●多くの場合、「責任を負う」というリスクを回避するために、いろいろ面倒な手続きが必要となり、さまざまな場面で柔軟性がうしなわれてゆく。責任という概念をもっと軽くみることができれば、人はもっと柔軟になれるのではないか。責任という概念に頼らなくても上手くいく社会のシステムを考えることはできないのか。
(責任という概念をまったくなくしてしまうのは無理だとしても、責任の適応範囲を出来る限り限定し、そして分散することは可能だろう。というか、国家も会社も共同体も、そもそもそういうものなのか。)
でもこの場合、大きな障壁となるのが、人のもつ「恨み」、あるいは「傷つく」という感情になるのか。恨みや傷はなかなか消えない。であれば、どうしたって「責任をとれ」と強く言わなければ気持ちとして釣り合わなくなる。あるいは、傷つけられないために、責任という概念で人を縛る、という欲求がでてくる。
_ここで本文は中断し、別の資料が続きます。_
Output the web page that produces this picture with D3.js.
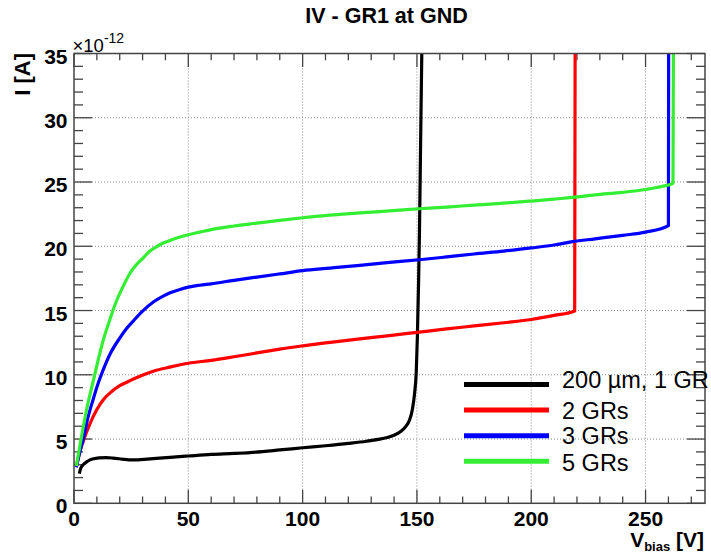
<!DOCTYPE html>
<html><head><meta charset="utf-8">
<script src="https://cdn.jsdelivr.net/npm/d3@7"></script>
<style>body{margin:0;background:#fff;} svg{display:block;font-family:"Liberation Sans",Arial,Helvetica,sans-serif;}</style>
</head><body>
<svg id="c" width="711" height="553"></svg>
<script>
// ---- data ----
const seriesNames = ["200 µm, 1 GR", "2 GRs", "3 GRs", "5 GRs"];
const seriesColors = ["#000000", "#ff0000", "#0000ff", "#33ee33"];
const black = [[2.3,2.3],[3,2.75],[4,3.0],[5.5,3.22],[7,3.38],[9,3.48],[11,3.54],[14,3.55],[17,3.52],[21,3.44],[24,3.38],[28,3.38],[32,3.44],[36,3.5],[42,3.58],[50,3.68],[60,3.8],[70,3.88],[77,3.95],[90,4.15],[100,4.32],[110,4.48],[120,4.66],[128,4.83],[133,4.97],[137,5.12],[140,5.3],[143,5.6],[145,5.95],[146.8,6.5],[148,7.3],[149,8.6],[149.7,10.2],[150.2,13],[150.7,17],[151.1,21],[151.6,28],[152.2,36]];
const red = [[1,2.85],[2,3.6],[3,4.3],[4,4.8],[5,5.3],[7,6.2],[10,7.3],[13,8.1],[16.5,8.7],[20,9.15],[24,9.5],[27,9.75],[31,10.05],[35,10.3],[42,10.6],[50,10.9],[60,11.12],[70,11.4],[80,11.7],[90,12.0],[100,12.25],[112,12.52],[125,12.8],[138,13.05],[150,13.3],[162,13.55],[175,13.8],[188,14.05],[200,14.3],[210,14.62],[219,14.97],[219.2,36]];
const blue = [[1,2.8],[2,3.6],[3,4.3],[4,4.95],[6,6.6],[8.4,8.1],[10.5,9.3],[12.8,10.4],[16,11.7],[20,12.85],[23,13.6],[26,14.2],[30,14.95],[35,15.7],[39,16.12],[42,16.38],[46,16.62],[50,16.82],[55,16.97],[60,17.08],[70,17.35],[80,17.6],[90,17.85],[100,18.1],[112,18.3],[125,18.52],[138,18.75],[151,18.95],[163,19.17],[175,19.4],[188,19.62],[200,19.87],[210,20.1],[218,20.36],[228,20.58],[240,20.85],[250,21.1],[260,21.6],[260.1,36]];
const green = [[1,2.9],[2,3.9],[3,4.9],[4,5.9],[6,7.7],[8.4,9.5],[10.5,11.1],[12.8,12.7],[15.7,14.3],[18.7,15.8],[21,16.7],[24.5,17.9],[27,18.5],[30.3,19.1],[33,19.6],[36,19.95],[39,20.25],[42,20.45],[46,20.7],[50,20.9],[55,21.1],[60,21.3],[70,21.58],[80,21.8],[90,22.02],[100,22.22],[112,22.42],[125,22.6],[138,22.75],[151,22.92],[163,23.05],[175,23.2],[188,23.35],[200,23.52],[210,23.67],[218,23.8],[228,24.0],[240,24.2],[250,24.42],[257,24.65],[262,24.9],[262.2,36]];
const allSeries = [black, red, blue, green];
const xTicks = [0, 50, 100, 150, 200, 250];
const yTicks = [0, 5, 10, 15, 20, 25, 30, 35];
const titleText = "IV - GR1 at GND";

// ---- layout ----
const svg = d3.select("#c");
const L = 74, R = 705, T = 53.5, B = 503.3;
const x = d3.scaleLinear().domain([0, 276]).range([L, R]);
const y = d3.scaleLinear().domain([0, 35]).range([B, T]);

svg.append("defs").html(`
 <clipPath id="clip"><rect x="${L}" y="${T}" width="${R-L}" height="${B-T}"/></clipPath>
 <filter id="sh" x="-20%" y="-200%" width="140%" height="500%"><feGaussianBlur stdDeviation="2"/></filter>`);

// gridlines
const grid = svg.append("g").attr("stroke", "#888").attr("stroke-width", 1).attr("stroke-dasharray", "1,2");
xTicks.filter(v => v > 0).forEach(v => grid.append("line").attr("x1", x(v)).attr("x2", x(v)).attr("y1", T).attr("y2", B));
yTicks.filter(v => v > 0 && v < 35).forEach(v => grid.append("line").attr("x1", L).attr("x2", R).attr("y1", y(v)).attr("y2", y(v)));

// axes ticks (inside, ROOT style)
const ax = svg.append("g").attr("stroke", "#444").attr("stroke-width", 1.3);
d3.range(0, 276, 10).forEach(v => {
  const len = v % 50 === 0 ? 13.5 : 6.8;
  ax.append("line").attr("x1", x(v)).attr("x2", x(v)).attr("y1", B).attr("y2", B - len);
  ax.append("line").attr("x1", x(v)).attr("x2", x(v)).attr("y1", T).attr("y2", T + len);
});
d3.range(0, 36, 1).forEach(v => {
  const len = v % 5 === 0 ? 18 : 9;
  ax.append("line").attr("x1", L).attr("x2", L + len).attr("y1", y(v)).attr("y2", y(v));
  ax.append("line").attr("x1", R).attr("x2", R - len).attr("y1", y(v)).attr("y2", y(v));
});

// curves
const line = d3.line().x(d => x(d[0])).y(d => y(d[1])).curve(d3.curveMonotoneX);
const cg = svg.append("g").attr("clip-path", "url(#clip)");
allSeries.forEach((s, i) => {
  cg.append("path").attr("d", line(s)).attr("fill", "none")
    .attr("stroke", seriesColors[i]).attr("stroke-width", 3.2).attr("stroke-linejoin", "round");
});

// frame
svg.append("rect").attr("x", L).attr("y", T).attr("width", R - L).attr("height", B - T)
  .attr("fill", "none").attr("stroke", "#444").attr("stroke-width", 1.5);

// tick labels
const tl = svg.append("g").attr("font-weight", "bold").attr("font-size", 21).attr("fill", "#000");
xTicks.forEach(v => tl.append("text").attr("x", x(v)).attr("y", 526).attr("text-anchor", "middle").text(v));
yTicks.forEach(v => tl.append("text").attr("x", 67.5).attr("y", y(v) + 10).attr("text-anchor", "end").text(v));

// exponent
const ex = svg.append("text").attr("x", 72.5).attr("y", 51.5).attr("font-size", 18.5).attr("fill", "#000");
ex.append("tspan").text("×10");
ex.append("tspan").attr("font-size", 14).attr("dy", -9).text("-12");

// title
svg.append("text").attr("x", 386.5).attr("y", 23.3).attr("text-anchor", "middle")
  .attr("font-weight", "bold").attr("font-size", 21.5).text(titleText);

// axis titles
svg.append("text").attr("transform", "translate(29.5,53) rotate(-90)").attr("text-anchor", "end")
  .attr("font-weight", "bold").attr("font-size", 22).text("I [A]");
const xt = svg.append("text").attr("x", 704).attr("y", 547).attr("text-anchor", "end")
  .attr("font-weight", "bold").attr("font-size", 21);
xt.append("tspan").text("V");
xt.append("tspan").attr("font-size", 13).attr("dy", 4).text("bias");
xt.append("tspan").attr("dy", -4).text(" [V]");

// legend
const lg = svg.append("g");
seriesNames.forEach((n, i) => {
  const ly = 384.5 + i * 25.6;
  lg.append("line").attr("x1", 464).attr("x2", 549).attr("y1", ly + 3).attr("y2", ly + 3)
    .attr("stroke", "#999").attr("stroke-width", 5).attr("filter", "url(#sh)").attr("opacity", 0.7);
  lg.append("line").attr("x1", 464).attr("x2", 549).attr("y1", ly).attr("y2", ly)
    .attr("stroke", seriesColors[i]).attr("stroke-width", 5);
  lg.append("text").attr("x", 562).attr("y", ly + (i === 0 ? 3.5 : 8.5 + (i === 3 ? 1.5 : 0)))
    .attr("font-size", 23.5).attr("fill", "#000").text(n);
});
</script>
</body></html>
●誰かが「責任をとる」ことがなければ人は納得しない、のだろうか。いわゆる「偉い人」は、誰にも責任のとりようもないことの責任をとるために存在する。実際に働くのは別の人たちだが、そこでの集団的仕事に重大な失敗があった場合に、責任をとる誰かが必要になるので、そのためだけにでも「偉い人」が必要になる。そのような形式を、人の感情は要求する、のだろうか。責任者がいて、「その責任はオレがとる」ということで、人は何かを信用する。そのような形式を書き換えることは可能か。
●責任をとることができるのは、人格や魂をもつ者だけなのか。ある数式があり、その数式を根拠にさまざまな事柄が決定される。しかし、ある時、その決定に重大な欠陥がみつかった。だからその数式には責任をとってもらって、「この数式は間違いだ」という評価を受け入れてもらい、様々な事柄を決定できる地位からは降りてもうらう。こういう責任ではいけないのか(「数式」を「人工知能」に変えることも可能)。しかし、その数式が間違っていることで被害を受けた人は、数式を恨んだり、憎んだりできないから駄目なのだろうか。責任は、恨んだり憎んだりできる存在にとってもらわなければならないのか。
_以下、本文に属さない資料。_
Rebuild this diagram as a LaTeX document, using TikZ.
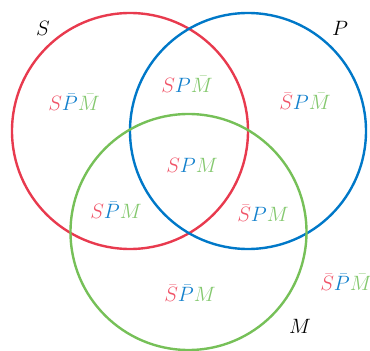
\documentclass[tikz,border=0pt]{standalone}
\usepackage{amsmath, amssymb}
\usepackage{tikz}

\definecolor{setred}{RGB}{232,58,78}
\definecolor{setblue}{RGB}{0,120,200}
\definecolor{setgreen}{RGB}{118,192,88}
\definecolor{lblred}{RGB}{240,84,104}
\definecolor{lblblue}{RGB}{18,128,204}
\definecolor{lblgreen}{RGB}{132,200,110}

\newcommand{\rS}{\textcolor{lblred}{S}}
\newcommand{\rSn}{\textcolor{lblred}{\bar{S}}}
\newcommand{\bP}{\textcolor{lblblue}{P}}
\newcommand{\bPn}{\textcolor{lblblue}{\bar{P}}}
\newcommand{\gM}{\textcolor{lblgreen}{M}}
\newcommand{\gMn}{\textcolor{lblgreen}{\bar{M}}}

\begin{document}
\begin{tikzpicture}[
    x=1pt, y=-1pt,
    line width=2.4pt,
    setline/.style={line width=2.4pt},
    region/.style={inner sep=0pt, font=\fontsize{20}{24}\selectfont},
    setname/.style={inner sep=0pt, font=\fontsize{20}{24}\selectfont}
]
    \useasboundingbox (0,0) rectangle (370,351);

    % the three sets
    \draw[setline, setred] (130,131) circle (118);
    \draw[setline, setblue] (248,131) circle (118);
    \draw[setline, setgreen] (188.5,232) circle (118);

    % set names
    \node[setname] (nameS) at (43,28) {$S$};
    \node[setname] (nameP) at (340,28) {$P$};
    \node[setname] (nameM) at (300,326) {$M$};

    % regions
    \node[region] (r1) at (74,102) {$\rS\bPn\gMn$};
    \node[region] (r2) at (187,84) {$\rS\bP\gMn$};
    \node[region] (r3) at (305,101) {$\rSn\bP\gMn$};
    \node[region] (r4) at (192,165) {$\rS\bP\gM$};
    \node[region] (r5) at (116,210) {$\rS\bPn\gM$};
    \node[region] (r6) at (263,213) {$\rSn\bP\gM$};
    \node[region] (r7) at (190,293) {$\rSn\bPn\gM$};
    \node[region] (r8) at (346,282) {$\rSn\bPn\gMn$};
\end{tikzpicture}
\end{document}
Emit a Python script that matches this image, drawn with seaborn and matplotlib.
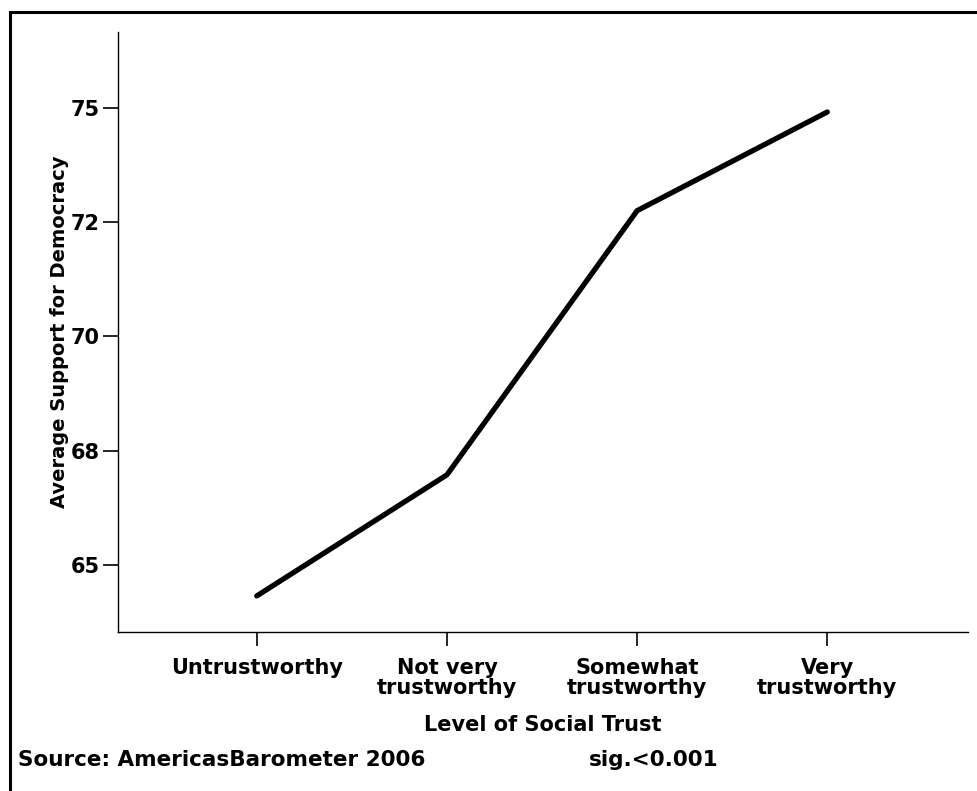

(ここで、数式や人工知能が神や王のような信仰対象になれば、「神(王)を殺す」という方法で、責任をとってもらうことが可能になる気もする。)
●魂とは、責任の主体であり得るという(他の魂に対する)信用のことなのか。
●安倍政権を憎んで、安倍晋三を憎まず、というのは可能か。あるいは逆に、安倍晋三を憎んで、安倍政権を憎まず、は。
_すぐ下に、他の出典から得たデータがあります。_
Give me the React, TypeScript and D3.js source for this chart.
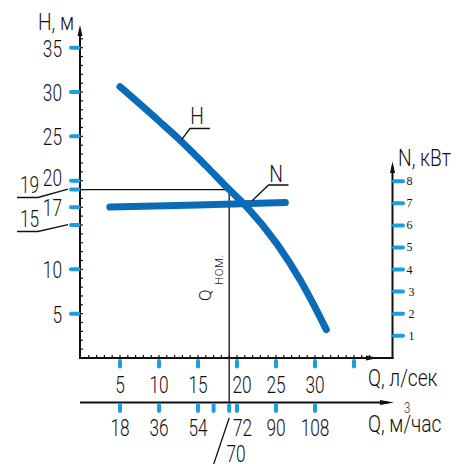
import React from "react";
import * as d3 from "d3";

// ---- data ----
const H_TICKS = [5, 10, 15, 17, 19, 20, 25, 30, 35];
const H_PLAIN_LABELS = [5, 10, 17, 20, 25, 30, 35];
const H_LEADER_LABELS = [19, 15];
const N_TICKS = [1, 2, 3, 4, 5, 6, 7, 8];
const Q_LS_TICKS = [5, 10, 15, 20, 25, 30, 35];
const Q_LS_LABELS = ["5", "10", "15", "20", "25", "30", ""];
const Q_M3H_TICKS = [18, 36, 54, 61.2, 68.4, 72, 90, 108];
const Q_M3H_LABELS = ["18", "36", "54", "", "", "72", "90", "108"];
const H_CURVE_Q = [5.0, 10.1, 12.9, 16, 19, 21.3, 25.1, 28.1, 30.6, 31.45];
const H_CURVE_H = [30.6, 26.65, 24.4, 21.7, 19.0, 17.0, 12.9, 8.8, 4.7, 3.2];
const N_CURVE_Q = [3.7, 15, 26.2];
const N_CURVE_N = [6.83, 6.93, 7.04];
const Q_NOM = 19; // л/сек
const H_NOM = 19; // м
const Q_NOM_M3H_LABEL = "70";

const BLUE = "#0b6bb7";
const TICK_BLUE = "#1b9de2";
const FONT = "Roboto, 'Liberation Sans', sans-serif";

const x = d3.scaleLinear().domain([0, 40]).range([81, 393]);
const xM = d3.scaleLinear().domain([0, 144]).range([81, 393]);
const yH = d3.scaleLinear().domain([0, 35]).range([358, 47.7]);
const yN = d3.scaleLinear().domain([0, 8]).range([357.8, 181.3]);

const AX_Y = 358;
const AX2_Y = 402.5;
const LEFT_X = 80;
const RIGHT_X = 392.5;

function T({ x, y, anchor = "middle", size = 24, sx = 0.72, children }: any) {
  return (
    <text
      transform={`translate(${x},${y}) scale(${sx},1)`}
      textAnchor={anchor}
      fontSize={size}
      fontFamily={FONT}
      fontWeight={300}
      fill="#111"
    >
      {children}
    </text>
  );
}

export default function App() {
  const hPts = H_CURVE_Q.map((q, i) => [q, H_CURVE_H[i]] as [number, number]);
  const nPts = N_CURVE_Q.map((q, i) => [q, N_CURVE_N[i]] as [number, number]);
  const hLine = d3
    .line<[number, number]>()
    .x((d) => x(d[0]))
    .y((d) => yH(d[1]))
    .curve(d3.curveMonotoneX)(hPts) as string;
  const nLine = d3
    .line<[number, number]>()
    .x((d) => x(d[0]))
    .y((d) => yN(d[1]))
    .curve(d3.curveMonotoneX)(nPts) as string;

  const minorH = d3.range(1, 37);
  const minorQ = d3.range(1, 38);
  const qn = x(Q_NOM);
  const hn = yH(H_NOM);

  const hLab = [12.9, 24.4];
  const nLabQ = 22.2;
  const nLabY = yN(6.98);

  return (
    <svg width={462} height={464} style={{ position: "absolute", left: 0, top: 0 }}>
      <rect width={462} height={464} fill="#fff" />
      {/* reference lines */}
      <line x1={LEFT_X} x2={qn} y1={hn} y2={hn} stroke="#111" strokeWidth={1.3} />
      <line x1={qn} x2={qn} y1={hn} y2={AX2_Y} stroke="#111" strokeWidth={1.3} />
      <line x1={qn} x2={qn - 15.5} y1={418} y2={464} stroke="#111" strokeWidth={1.3} />

      {/* axes */}
      <line x1={LEFT_X} x2={LEFT_X} y1={30} y2={AX_Y + 1} stroke="#111" strokeWidth={2} />
      <path d={`M${LEFT_X},25 L${LEFT_X - 2.5},36 L${LEFT_X + 2.5},36 Z`} fill="#111" />
      <line x1={LEFT_X - 1} x2={RIGHT_X + 1} y1={AX_Y} y2={AX_Y} stroke="#111" strokeWidth={2} />
      <path d={`M378,${AX_Y} L366,${AX_Y - 2.5} L366,${AX_Y + 2.5} Z`} fill="#111" />
      <line x1={RIGHT_X} x2={RIGHT_X} y1={166} y2={AX_Y + 1} stroke="#111" strokeWidth={2} />
      <path d={`M${RIGHT_X},161.5 L${RIGHT_X - 2.5},173 L${RIGHT_X + 2.5},173 Z`} fill="#111" />
      <line x1={LEFT_X} x2={388} y1={AX2_Y} y2={AX2_Y} stroke="#111" strokeWidth={2} />
      <path d={`M394,${AX2_Y} L380,${AX2_Y - 2.5} L380,${AX2_Y + 2.5} Z`} fill="#111" />

      {/* minor ticks */}
      {minorH.map((h) => (
        <line key={"mh" + h} x1={LEFT_X} x2={LEFT_X + 3} y1={yH(h)} y2={yH(h)} stroke="#111" strokeWidth={1.2} />
      ))}
      {minorQ.map((q) => (
        <line key={"mq" + q} x1={x(q)} x2={x(q)} y1={AX_Y - 3} y2={AX_Y} stroke="#111" strokeWidth={1.2} />
      ))}

      {/* blue ticks */}
      {H_TICKS.map((h) => (
        <line key={"th" + h} x1={71} x2={78.5} y1={yH(h)} y2={yH(h)} stroke={TICK_BLUE} strokeWidth={4} strokeLinecap="round" />
      ))}
      {N_TICKS.map((n) => (
        <line key={"tn" + n} x1={394} x2={403} y1={yN(n)} y2={yN(n)} stroke={TICK_BLUE} strokeWidth={4} strokeLinecap="round" />
      ))}
      {Q_LS_TICKS.map((q) => (
        <line key={"tq" + q} x1={x(q)} x2={x(q)} y1={361} y2={366.5} stroke={TICK_BLUE} strokeWidth={4} strokeLinecap="round" />
      ))}
      {Q_M3H_TICKS.map((m) => (
        <line key={"tm" + m} x1={xM(m)} x2={xM(m)} y1={405} y2={411} stroke={TICK_BLUE} strokeWidth={4} strokeLinecap="round" />
      ))}

      {/* H labels */}
      {H_PLAIN_LABELS.map((h) => (
        <T key={"lh" + h} x={62} y={yH(h) + (h === 20 ? 5 : 9)} anchor="end">
          {h}
        </T>
      ))}
      {H_LEADER_LABELS.map((h, i) => {
        const ty = i === 0 ? 192.5 : 227;
        const ly = i === 0 ? 197.5 : 231.5;
        return (
          <g key={"ll" + h}>
            <T x={20} y={ty} anchor="start">
              {h}
            </T>
            <polyline points={`17,${ly} 38,${ly} 68,${yH(h) - 0.5}`} fill="none" stroke="#111" strokeWidth={1.3} />
          </g>
        );
      })}

      {/* N labels */}
      {N_TICKS.map((n) => (
        <text key={"ln" + n} x={n <= 3 ? 408.5 : 406.5} y={yN(n) + 4} fontSize={12} fontFamily="'Liberation Serif', serif" fill="#111">
          {n}
        </text>
      ))}

      {/* Q labels */}
      {Q_LS_TICKS.map((q, i) => (
        <T key={"lq" + q} x={x(q) + (q === 20 ? 5 : 0)} y={393}>
          {Q_LS_LABELS[i]}
        </T>
      ))}
      {Q_M3H_TICKS.map((m, i) => (
        <T key={"lm" + m} x={xM(m) + (m === 72 ? 5.5 : 0)} y={436}>
          {Q_M3H_LABELS[i]}
        </T>
      ))}
      <T x={236} y={462}>
        {Q_NOM_M3H_LABEL}
      </T>

      {/* axis titles */}
      <T x={38} y={30} anchor="start" sx={0.8}>
        H, м
      </T>
      <T x={398} y={166} anchor="start" sx={0.8}>
        N, кВт
      </T>
      <T x={368} y={385.5} anchor="start" sx={0.8}>
        Q, л/сек
      </T>
      <T x={368} y={432} anchor="start" sx={0.8}>
        Q, м/час
      </T>
      <T x={404} y={413} anchor="start" size={14} sx={0.8}>
        3
      </T>

      {/* Q nom label */}
      <g transform={`translate(211,301) rotate(-90)`}>
        <text fontSize={17} fontFamily={FONT} fontWeight={300} fill="#111">
          Q
        </text>
      </g>
      <g transform={`translate(222.5,285) rotate(-90)`}>
        <text fontSize={11.5} fontFamily={FONT} fontWeight={300} fill="#111" letterSpacing={0.5}>
          НОМ.
        </text>
      </g>

      {/* curves */}
      <path d={hLine} fill="none" stroke={BLUE} strokeWidth={7} strokeLinecap="round" />
      <path d={nLine} fill="none" stroke={BLUE} strokeWidth={7} strokeLinecap="round" />

      {/* curve labels */}
      <polyline points={`${x(hLab[0])},${yH(hLab[1]) - 2} 190,128.5 210,128.5`} fill="none" stroke="#111" strokeWidth={1.3} />
      <T x={197} y={123.5} sx={0.8}>
        H
      </T>
      <polyline points={`${x(nLabQ) - 2},${nLabY - 3} 268.5,185 288.5,185`} fill="none" stroke="#111" strokeWidth={1.3} />
      <T x={276} y={182} sx={0.8}>
        N
      </T>
    </svg>
  );
}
●責任と信用とは、どちらがより人を縛るのか。何かをしたことで、「責任をとらされる」と思うことと「信用を失う」と思うことでは、どちらがより重く人に作用するのか。あるいは、どちらが社会的によい効果となるのか。
●責任という概念は、個という概念と強く結びつく。ブロックチェーンのような仕組みで、何がどう行われているかのすべては透明になっているけど、それを誰が行っているのかは分からないような匿名性の高い仮想的な社会をつくって、そこで人々がどう振る舞うかのシミュレーションを行うことは可能だろう。
そのコミュニティがよいものであり、コミュニティが維持されることが自分にとって利益になると多くの人が思えば、匿名であってもただ利己的にだけ振る舞うわけではなくなる、のだろうか。